On Thu, Jun 25, 2020 at 10:47 AM Marcus Müller <muel...@kit.edu> wrote:

> On 25/06/2020 05.34, Kevin Reid wrote:
> > There is unfortunately
> > no standard way to tell a block to free the resources it is using, other
> > than ensuring it is "deleted" by dropping all references to it.
>
> Well, technically, when a flow graph is finished running, the stop()
> methods are called for that very reason. But then you can't reconnect.
>

Yes. There is no distinction offered between "stop, for later restart" and
"stop permanently", for those blocks where it matters, except that in
practice the destructor is used to implement the latter. Arguably in most
cases it would be acceptable to reopen a file/device upon stop() followed
by start(), but that would introduce latency and also change semantics for
e.g. a network socket.


> We never thought about the proper semantics for that function. IMHO, we
> would have needed a "prepare for reconfiguration" state.
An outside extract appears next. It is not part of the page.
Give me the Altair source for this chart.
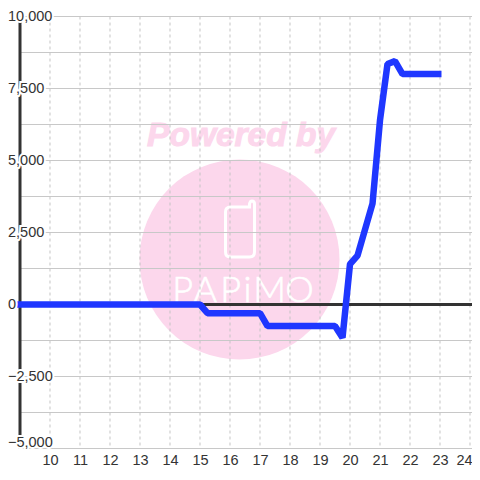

And, we would
> have needed an explicitly defined state machine to begin with to not end
> up in a million different states...
>

The first idea that comes to mind is precisely defining a set of states
with transitions that are strictly linear, not branching:
"freshly-created/explicitly-disposed" ↔ "explicitly stopped" ↔
"reconfiguring" ↔ "running". That way you need up to three pairs of
setup/teardown operations but no more than that, and they can be understood
pairwise.

GR blocks currently have two such bidirectional state transitions which fit
this form: the C++ constructor and destructor, and the start() and stop()
methods. The work would be to separate the 'block object is initialized'
state from the 'external resources are held' state.


> > Therefore, you need to ensure that your Python code does not have any
> > variables or attributes referring to the old top block or the individual
> > blocks, before you construct the new blocks.
>
> Even then, Python garbage collection is non-deterministic, I think .
>

Only if a given object has participated in a cycle; if not, it's reference
counting that deletes promptly. Ensuring this can be a bit of a mess in a
program with callbacks, though, so this is among the reasons I'd like to
see explicit life-cycle controls for GR blocks.